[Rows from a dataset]
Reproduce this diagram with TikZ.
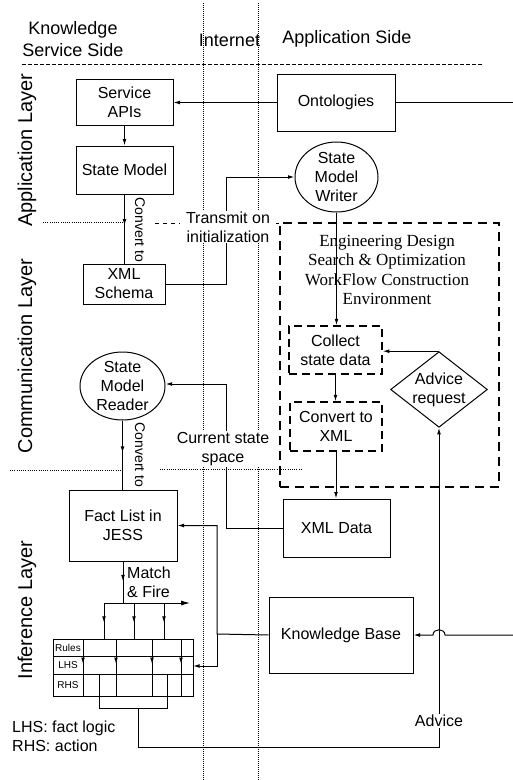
\documentclass[tikz,border=0pt]{standalone}
\usepackage{fontspec}
\setmainfont{Liberation Sans}
\newfontfamily\envserif{Liberation Serif}
\usetikzlibrary{arrows.meta,shapes.geometric,decorations.markings,calc}
\tikzset{
  box/.style={draw, line width=1pt, inner sep=0pt, align=center, font=\fontsize{16}{19}\selectfont},
  dbox/.style={box, line width=1.5pt, dash pattern=on 8pt off 5pt},
  oval/.style={box, ellipse, inner sep=-1.5pt},
  tip/.style={-{Latex[length=6.5pt,width=3.8pt]}},
  arr/.style={line width=1pt, tip},
  conn/.style={line width=1pt},
  midarr/.style={line width=1pt, postaction={decorate}, decoration={markings, mark=at position #1 with {\arrow{Latex[length=6.5pt,width=3.8pt]}}}},
  lbl/.style={inner sep=1pt, align=center, font=\fontsize{16}{19}\selectfont},
  wlbl/.style={lbl, fill=white},
  head/.style={inner sep=0pt, align=center, font=\fontsize{18}{22}\selectfont},
  layer/.style={inner sep=0pt, rotate=90, font=\fontsize{20}{24}\selectfont},
  convlbl/.style={inner sep=0pt, rotate=-90, font=\fontsize{14}{16}\selectfont},
  vdot/.style={line width=0.7pt, dash pattern=on 0.8pt off 1.2pt},
  laydot/.style={line width=0.7pt, dash pattern=on 0.8pt off 1.4pt},
  laydash/.style={line width=0.8pt, dash pattern=on 4pt off 4pt},
  topdash/.style={line width=0.7pt, dash pattern=on 3.5pt off 2.5pt},
  envbox/.style={draw, line width=1.5pt, dash pattern=on 9pt off 6pt, inner sep=0pt},
  tiny/.style={inner sep=0pt, font=\fontsize{10}{12}\selectfont}
}
\begin{document}
\begin{tikzpicture}[x=1pt,y=-1pt]
\useasboundingbox (0,0) rectangle (513,780);

% vertical internet boundaries
\draw[vdot] (203,3) -- (203,780);
\draw[vdot] (258,3) -- (258,780);

% header separator
\draw[topdash] (22,64) -- (482,64);

% headers
\node[head] (ksside) at (73,39) {Knowledge\\Service Side};
\node[head] (inet) at (229.5,40) {Internet};
\node[head] (appside) at (347,39) {Application Side};

% layer labels
\node[layer] (lapp) at (27,150) {Application Layer};
\node[layer] (lcom) at (27,356) {Communication Layer};
\node[layer] (linf) at (27,610) {Inference Layer};

% layer separators
\draw[laydot] (43,222) -- (124,222);
\draw[laydash] (155,223) -- (280,223);
\draw[laydot] (10,470) -- (123,470);
\draw[laydot] (160,469) -- (302,469);

% environment box
\node[envbox, minimum width=219pt, minimum height=264pt] (env) at (389.5,355) {};
\node[inner sep=0pt, align=center, font=\envserif\fontsize{17}{19.3}\selectfont] (envtxt) at (387,270)
  {Engineering Design\\Search \& Optimization\\WorkFlow Construction\\Environment};

% nodes
\node[box, minimum width=97pt, minimum height=46pt] (api) at (124.5,102) {Service\\APIs};
\node[box, minimum width=97pt, minimum height=48pt] (sm) at (124.5,170) {State Model};
\node[box, minimum width=118pt, minimum height=57pt] (onto) at (336,102.5) {Ontologies};
\node[oval, minimum width=83pt, minimum height=70pt] (writer) at (336.5,177) {State\\Model\\Writer};
\node[box, minimum width=82pt, minimum height=40pt] (schema) at (124,284) {XML\\Schema};
\node[oval, minimum width=85pt, minimum height=68pt] (reader) at (122.5,386) {State\\Model\\Reader};
\node[box, minimum width=108pt, minimum height=71pt] (fact) at (123,525.5) {Fact List in\\JESS};
\node[box, minimum width=107pt, minimum height=58pt] (xmldata) at (336.5,528) {XML Data};
\node[box, minimum width=144pt, minimum height=76pt] (kb) at (341,635) {Knowledge Base};
\node[dbox, minimum width=93pt, minimum height=48pt] (collect) at (335.5,350) {Collect\\state data};
\node[dbox, minimum width=92pt, minimum height=49pt] (convert) at (336,426.5) {Convert to\\XML};
\node[box, diamond, aspect=1.28, minimum width=96pt, minimum height=75pt] (adv) at (439,389.5) {Advice\\request};

% coordinates
\coordinate (ontoR) at (513,102.5);
\coordinate (tw) at (226,177);
\coordinate (tr) at (226,384);
\coordinate (kbj) at (217,634);
\coordinate (tabR) at (193,666);
\coordinate (mf) at (123,603);
\coordinate (mfL) at (104,603);
\coordinate (mfR) at (190,603);
\coordinate (kbR) at (513,635);
\coordinate (rhsJ) at (138,708);
\coordinate (advC) at (138,747);

% connectors
\draw[arr] (onto.west) -- (onto.west -| api.east);
\draw[conn] (onto.east) -- (ontoR);
\draw[arr] (api) -- (sm);
\draw[midarr=0.45] (sm.south) -- (sm.south |- schema.north);
\draw[arr] (schema.east) -| (tw) -- (writer.west);
\draw[arr] (writer.south) -- (writer.south |- collect.north);
\draw[arr] (collect.south) -- (collect.south |- convert.north);
\draw[arr] (convert.south) -- (convert.south |- xmldata.north);
\draw[arr] (adv.north) -- (adv.north -| collect.east);
\draw[arr] (xmldata.west) -| (tr) -- (tr -| reader.east);
\draw[midarr=0.47] (reader.south) -- (reader.south |- fact.north);
\draw[arr] (kb.west) -- (kbj) |- (fact.east);
\draw[arr] (kbj) |- (tabR);
\draw[midarr=0.48] (fact.south) -- (mf);
\draw[line width=1pt, -{Latex[length=9pt,width=5pt]}] (mfL) -- (mfR);
\foreach \x in {104,134,164}{
  \draw[midarr=0.55] (\x,603) -- (\x,639);
}
\draw[arr] (kbR) -- (445,635) .. controls (445,628) and (433,628) .. (433,635) -- (kb.east);

% rules table
\draw[conn] (53,639) rectangle (193,696);
\draw[conn] (53,656) -- (193,656);
\draw[conn] (53,674) -- (193,674);
\foreach \x in {83,116,152,181}{
  \draw[conn] (\x,639) -- (\x,696);
  \draw[arr] (\x,656) -- (\x,664);
}
\node[tiny] (rules) at (68,647.5) {Rules};
\node[tiny] (lhs) at (68,665) {LHS};
\node[tiny] (rhs) at (68,685) {RHS};
\draw[conn] (99,674) -- (99,708) -- (167,708) -- (167,674);
\draw[arr] (rhsJ) -- (advC) -| (adv.south);

% labels
\node[convlbl] (conv1) at (140,230) {Convert to};
\node[convlbl] (conv2) at (140,455) {Convert to};
\node[wlbl, minimum width=96pt] (transmit) at (228,227) {Transmit on\\initialization};
\node[wlbl, minimum width=96pt] (curstate) at (223,449) {Current state\\space};
\node[lbl, anchor=west, align=left, inner sep=0pt] (match) at (127,582) {Match\\\& Fire};
\node[wlbl] (advice) at (439,721) {Advice};
\node[lbl, anchor=west, align=left, inner sep=0pt] (legend) at (12,736) {LHS: fact logic\\RHS: action};
\end{tikzpicture}
\end{document}
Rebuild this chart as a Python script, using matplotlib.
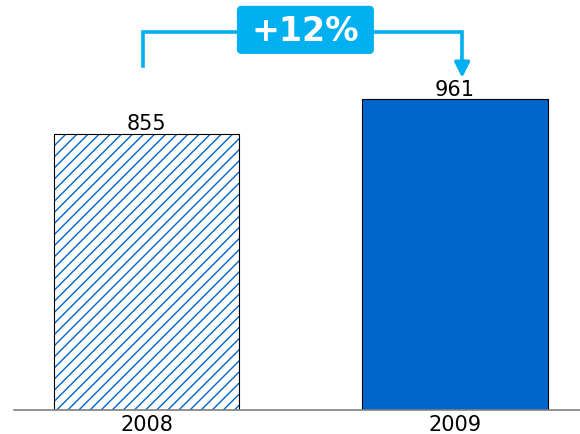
import matplotlib.pyplot as plt
from matplotlib.patches import FancyBboxPatch

years = ['2008', '2009']
values = [855, 961]
growth_label = '+12%'

cyan = '#00B0F0'
blue = '#0066CC'

fig = plt.figure(figsize=(5.8, 4.35), dpi=100)
ax = fig.add_axes([14 / 580, 24 / 435, 566 / 580, 411 / 435])

x = [0, 1]
# hatched bar for 2008: hatch drawn in blue, outline drawn separately in black
ax.bar(x[0], values[0], width=0.6, color='white', edgecolor=blue, hatch='///', linewidth=0)
ax.bar(x[0], values[0], width=0.6, fill=False, edgecolor='black', linewidth=0.8)
ax.bar(x[1], values[1], width=0.6, color=blue, edgecolor='black', linewidth=0.8)

for xi, v in zip(x, values):
    ax.text(xi, v + 2, str(v), ha='center', va='bottom', fontsize=15, color='black')

ax.set_xlim(-0.4295, 1.405)
ax.set_ylim(0, 1272)

ax.set_xticks(x)
ax.set_xticklabels(years, fontsize=15)
ax.tick_params(axis='x', length=0, pad=3)
ax.set_yticks([])
for s in ['top', 'right', 'left']:
    ax.spines[s].set_visible(False)
ax.spines['bottom'].set_color('#808080')
ax.spines['bottom'].set_linewidth(1.2)

# growth bracket from 2008 to 2009
y_top = 1170
ax.plot([-0.011, -0.011, 1.023, 1.023], [1065, y_top, y_top, 1075],
        color=cyan, lw=2.6, solid_joinstyle='miter', clip_on=False)
ax.annotate('', xy=(1.023, 1028), xytext=(1.023, 1080),
            arrowprops=dict(arrowstyle='-|>,head_length=0.9,head_width=0.45',
                            color=cyan, lw=2.6, shrinkA=0, shrinkB=0),
            annotation_clip=False)

box = FancyBboxPatch((0.293, 1102), 0.444, 149,
                     boxstyle='round,pad=0,rounding_size=0.015',
                     mutation_aspect=955,
                     facecolor=cyan, edgecolor='none', clip_on=False, zorder=3)
ax.add_patch(box)
ax.text(0.515, 1176, growth_label, ha='center', va='center', fontsize=24,
        fontweight='bold', color='white', zorder=4)

fig.savefig('out.png', dpi=100)
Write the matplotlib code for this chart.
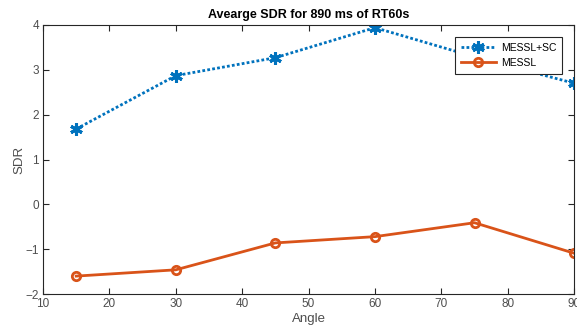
import numpy as np
import matplotlib
matplotlib.use('Agg')
import matplotlib.pyplot as plt

plt.rcParams['font.family'] = ['Liberation Sans', 'DejaVu Sans']

# veriler
aci = [15, 30, 45, 60, 75, 90]
messl_sc = [1.68, 2.87, 3.27, 3.94, 3.29, 2.70]
messl = [-1.60, -1.46, -0.86, -0.72, -0.41, -1.09]
x_ticks = [10, 20, 30, 40, 50, 60, 70, 80, 90]
y_ticks = [-2, -1, 0, 1, 2, 3, 4]

mavi = '#0072BD'
turuncu = '#D95319'
gri = '#262626'

fig = plt.figure(figsize=(5.77, 3.33), dpi=100)
ax = fig.add_axes([0.0745, 0.117, 0.9205, 0.808])

ax.plot(aci, messl_sc, color=mavi, linewidth=2, linestyle=(0, (1, 0.8)),
        marker=(6, 2, 0), markersize=9, markeredgewidth=2.2, label='MESSL+SC')
ax.plot(aci, messl, '-', color=turuncu, linewidth=2, marker='o',
        markersize=6, markerfacecolor='none', markeredgewidth=2, label='MESSL')

ax.set_xlim(10, 90)
ax.set_ylim(-2, 4)
ax.set_xticks(x_ticks)
ax.set_yticks(y_ticks)
ax.tick_params(direction='in', top=True, right=True, length=4,
               labelsize=8.5, colors=gri, labelcolor='#4d4d4d', pad=3)
for s in ax.spines.values():
    s.set_color(gri)
    s.set_linewidth(0.8)

ax.set_xlabel('Angle', fontsize=9.5, color='#4d4d4d', labelpad=2)
ax.set_ylabel('SDR', fontsize=9.5, color='#4d4d4d', labelpad=0)
ax.set_title('Avearge SDR for 890 ms of RT60s', fontsize=9, fontweight='bold',
             pad=5)

leg = ax.legend(loc='upper right', bbox_to_anchor=(0.978, 0.955), fontsize=7.5,
                fancybox=False, framealpha=1, edgecolor=gri, borderaxespad=0,
                handlelength=3.4, handletextpad=0.5, borderpad=0.55,
                labelspacing=0.5)
leg.get_frame().set_linewidth(0.8)

fig.savefig('out.png', dpi=100)
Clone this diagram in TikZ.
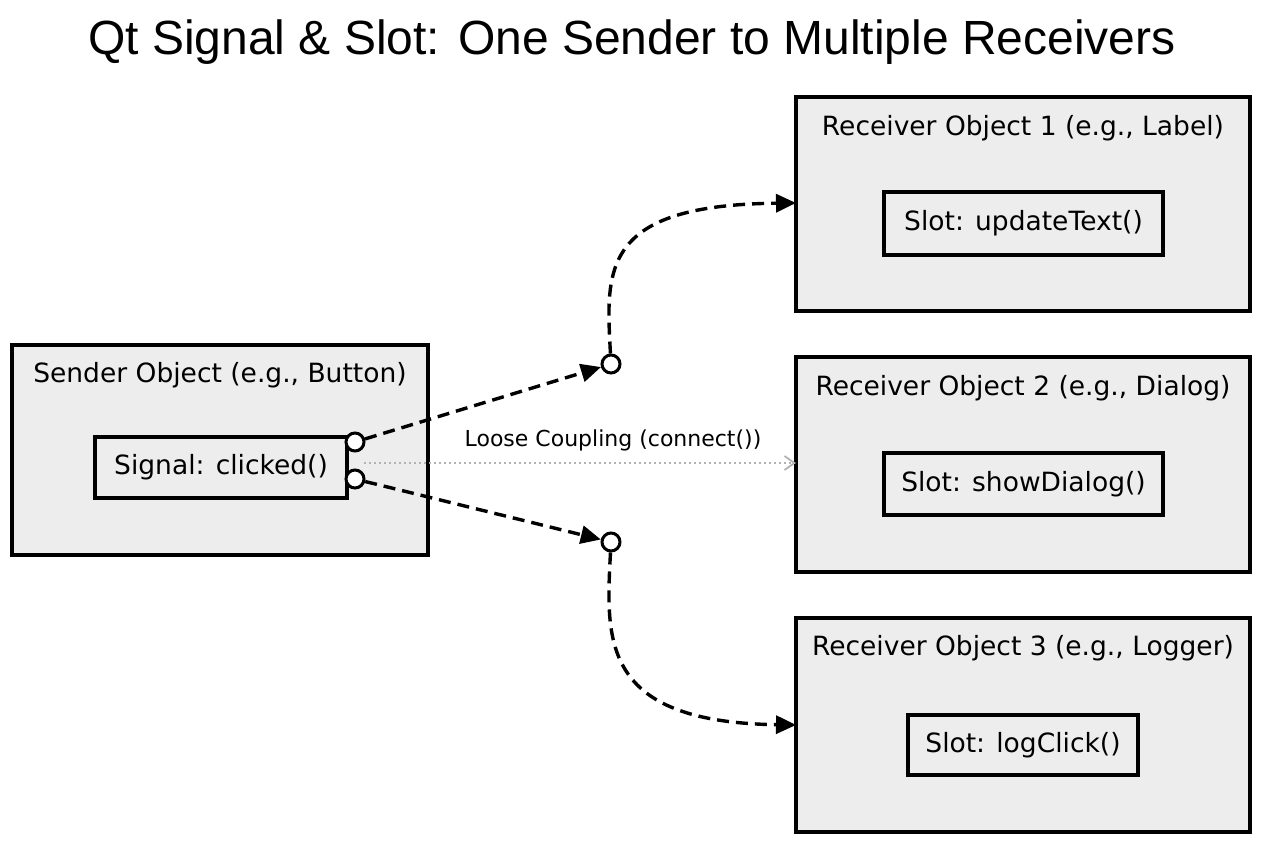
\documentclass[tikz,border=0pt]{standalone}
\usepackage{fontspec}
\setmainfont{DejaVu Sans}
\newfontfamily\titlefont{Liberation Sans}
\usetikzlibrary{arrows.meta}
\begin{document}
\begin{tikzpicture}[x=1pt,y=-1pt,
  outer/.style={draw,line width=3.4pt,fill=black!7},
  inner/.style={draw,line width=3.2pt,fill=black!7,inner sep=0pt},
  lbl/.style={font=\fontsize{26.5}{30}\selectfont},
  port/.style={circle,draw,line width=3pt,fill=white,minimum size=18pt,inner sep=0pt},
  conn/.style={line width=3.4pt,dash pattern=on 12pt off 7pt,-{Triangle[length=20pt,width=18pt]}},
]
\useasboundingbox (0,0) rectangle (1264,848);
\node[font=\titlefont\fontsize{48}{54}\selectfont] (title) at (632,42) {Qt Signal \& Slot: One Sender to Multiple Receivers};
% sender
\draw[outer] (12,345) rectangle (428,555);
\node[lbl] (sl) at (220,375) {Sender Object (e.g., Button)};
\node[inner,minimum width=252pt,minimum height=61pt,lbl] (sig) at (221,467.5) {Signal: clicked()};
% receivers
\draw[outer] (796,97) rectangle (1250,311);
\node[lbl] (r1l) at (1023,128) {Receiver Object 1 (e.g., Label)};
\node[inner,minimum width=279pt,minimum height=63pt,lbl] (s1) at (1023.5,223.5) {Slot: updateText()};
\draw[outer] (796,357) rectangle (1250,572);
\node[lbl] (r2l) at (1023,388) {Receiver Object 2 (e.g., Dialog)};
\node[inner,minimum width=279pt,minimum height=62pt,lbl] (s2) at (1023.5,484) {Slot: showDialog()};
\draw[outer] (796,618) rectangle (1250,832);
\node[lbl] (r3l) at (1023,648) {Receiver Object 3 (e.g., Logger)};
\node[inner,minimum width=230pt,minimum height=60pt,lbl] (s3) at (1023,745) {Slot: logClick()};
\coordinate (r1in) at (796,203);
\coordinate (r2in) at (796,463);
\coordinate (r3in) at (796,725);
% ports
\node[port] (p1) at (355,442) {};
\node[port] (p2) at (355,479) {};
\node[port] (j1) at (611,364) {};
\node[port] (j2) at (611,542) {};
% dotted
\draw[gray!60,line width=1.8pt,dash pattern=on 2pt off 3pt,-{Straight Barb[length=10pt,width=14pt]}] (364,463) -- (r2in);
\node[font=\fontsize{22}{26}\selectfont] (lc) at (613,440) {Loose Coupling (connect())};
% connectors
\draw[conn] (p1) -- (j1);
\draw[conn] (p2) -- (j2);
\draw[conn] (j1) .. controls (606,270) and (600,205) .. (r1in);
\draw[conn] (j2) .. controls (606,640) and (600,722) .. (r3in);
\end{tikzpicture}
\end{document}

[OBJECTIVE] Among the entries above, take the lines from the one with "Rebuild this chart" through the one with "ax.set_ylim(0, 1272)" and retype them exactly, leaving out the pictures.

[RESULT]
Rebuild this chart as a Python script, using matplotlib.
import matplotlib.pyplot as plt
from matplotlib.patches import FancyBboxPatch

years = ['2008', '2009']
values = [855, 961]
growth_label = '+12%'

cyan = '#00B0F0'
blue = '#0066CC'

fig = plt.figure(figsize=(5.8, 4.35), dpi=100)
ax = fig.add_axes([14 / 580, 24 / 435, 566 / 580, 411 / 435])

x = [0, 1]
# hatched bar for 2008: hatch drawn in blue, outline drawn separately in black
ax.bar(x[0], values[0], width=0.6, color='white', edgecolor=blue, hatch='///', linewidth=0)
ax.bar(x[0], values[0], width=0.6, fill=False, edgecolor='black', linewidth=0.8)
ax.bar(x[1], values[1], width=0.6, color=blue, edgecolor='black', linewidth=0.8)

for xi, v in zip(x, values):
    ax.text(xi, v + 2, str(v), ha='center', va='bottom', fontsize=15, color='black')

ax.set_xlim(-0.4295, 1.405)
ax.set_ylim(0, 1272)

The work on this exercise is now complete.